According to the senator, business consultants claim that plans in other countries or those existing now only provide a minimum of five to eight years of tax abatement.

“We are giving away 20 years. What are we going to expect from the FTZ’s in the next 10 years?” he asked, noting a huge chunk of employment opportunities may yet be given to nonresident workers.

In the bill passed by the House of Representatives last month, legislators underscored the benefits of the proposal to attract new businesses, create jobs for local people, stir industrial and commercial activities on the island, as well as help diversify its economic base beyond tourism and garment manufacturing.

They also noted other opportunities to be made available to the CNMI with the establishment of such sites, including training for locals by highly-skilled and well-paid workers who will be hired by businesses within the zone.

But Villagomez said the skills required by these companies are not available on the island, and thus foreign workers will again be hired. “What is the guarantee that they will search from the available labor pool. It looks like they will just import nonresident workers,” he added.
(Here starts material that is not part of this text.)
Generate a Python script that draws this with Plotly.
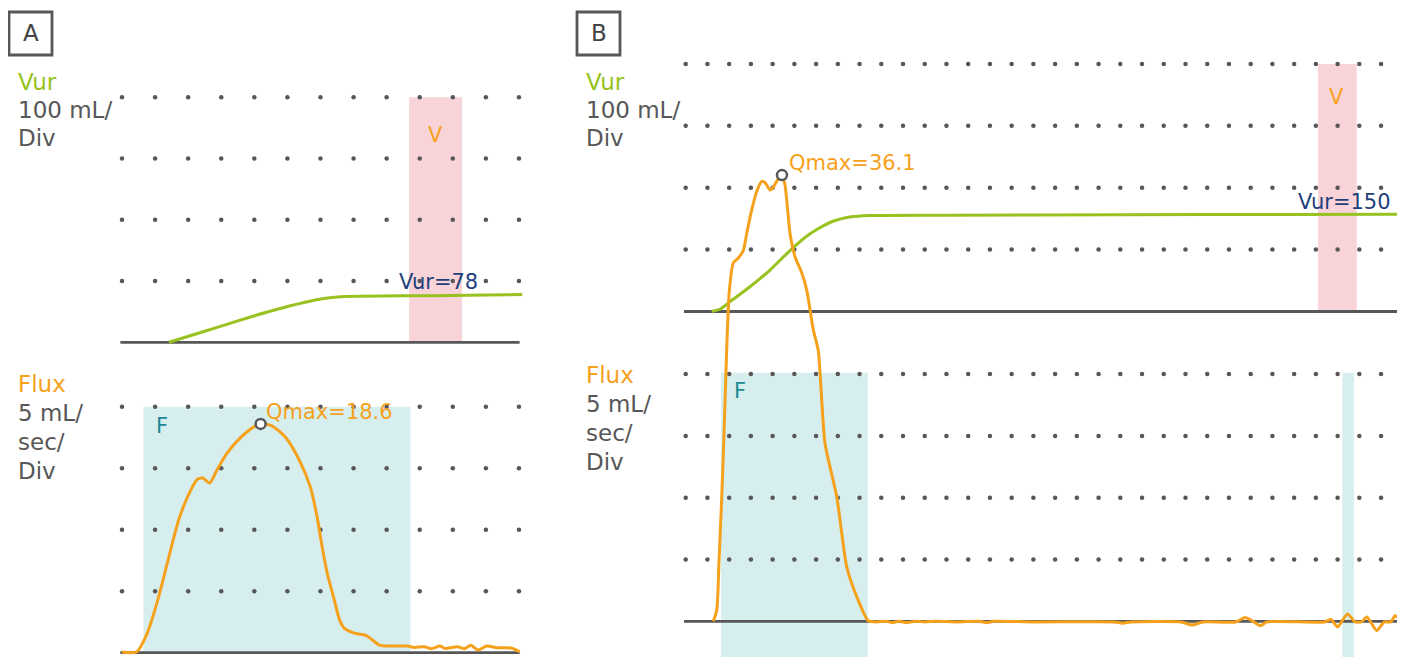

He said he would meet with the subcommittee and other members of the Senate to address these concerns before acting on the measure. The bill has been approved on first reading in the upper house.

Villagomez initially lobbied other senators to defer final voting on the proposal precisely because of these questions, despite pressure from the administration to hasten its passage.

Introduced by House Speaker Diego T. Benavente last March, the legislation went through a three-month review by the joint House committees of Commerce and Tourism as well as Ways and Means to incorporate recommendations from the private sector and other public agencies.

It is envisioned as a milestone of Gov. Pedro P. Tenorio’s administration as the ambitious project was broached last year amid the worsening economic difficulties confronting the Commonwealth.

The subcommittee, which is part of the Task Force on Economic Revitalization composed of business leaders, public officials and lawmakers, fine-tuned the bill to come up with the proposal that would be workable on the island.